Our churches, ministries and organizations often experience seasons of restriction. One might quickly consider moments of financial constraint during which we set out new slimmed-down budgets and forge into our institutional fasts. But we might also consider times when leadership transitions require us to dedicate time and energy into giving up some of our well-worn habits and learning new ways. Or during the launch of a new initiative and program, we may find the rigor of the new work too demanding to sustain.

The liturgical practice of Laetare Sunday presents us with a possibility to interrupt our hard institutional or personal work and practices with faithful intention, to pause in the midst of weariness and look forward to practice hopefulness.

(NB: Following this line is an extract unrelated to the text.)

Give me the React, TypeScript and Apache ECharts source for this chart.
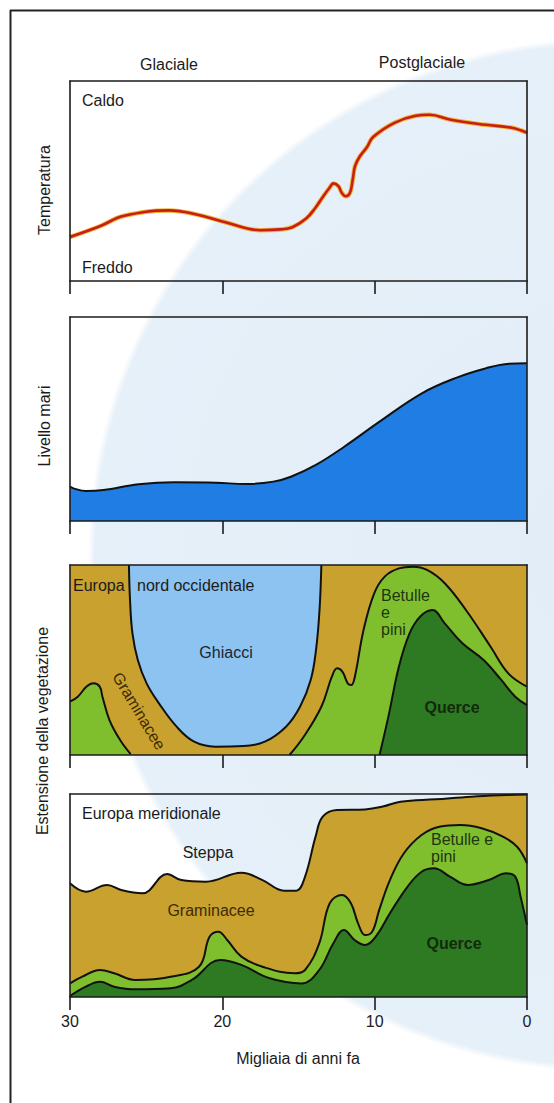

We may host a party when we meet financial goals, indulge in a reflective retreat, or plan a day to play and laugh with our colleagues. We may indulge in celebratory foods and sing our Alleluias for a moment in the midst of fasting to remind our bodies and our spirits that resurrection is not far away. After all, as a people who follow the resurrected Christ, it is the hopefulness in the resurrection that informs and guides our very existence.